The genus Sphinga comprises species belonging to the mimosoid clade of the subfamily Caesalpinioideae.

==Taxonomy==

In 1875, George Bentham grouped the three currently recognized species of Sphinga into an informal division of his Pithecolobium sect. Ortholobium. In 1928, Nathaniel Lord Britton and Joseph Nelson Rose transferred the three species to the genus Havardia. In 1996, Rupert Charles Barneby and John W. Grimes proposed the new genus Sphinga for these three species, on the basis that they differed from Havardia in the greatly elongated perianth with a long, silky corolla opening at nightfall.

In 2017 Barneby and Grimes formally published the new genus.

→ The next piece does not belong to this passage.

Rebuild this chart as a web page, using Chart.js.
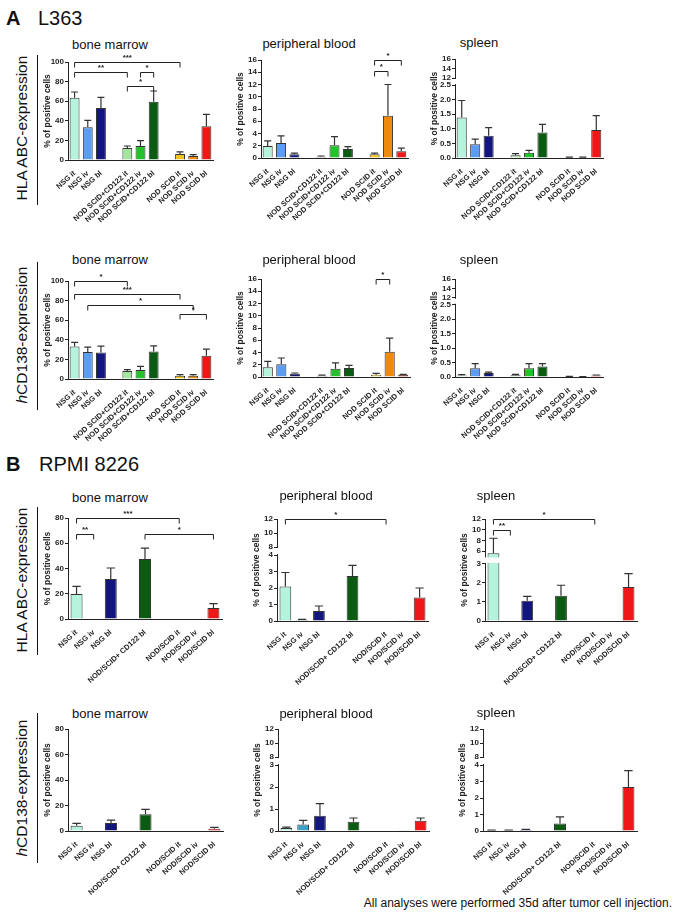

As of September 2025, Plants of the World Online accepted three species:
- Sphinga acatlensis (Benth.) Barneby & J.W.Grimes
- Sphinga platyloba (Bertero ex DC.) Barneby & J.W.Grimes
- Sphinga prehensilis (C.Wright) Barneby & J.W.Grimes

==Etymology==
The first part of the genus name Sphinga references the moth family Sphingidae, the sphinx moths, which some assume to be the pollinators of Sphinga species; then for the -inga in Sphinga the name-makers pivot to the Tupi language, where the vernacular name for several species in the Mimosoid clade is Sphinx inga.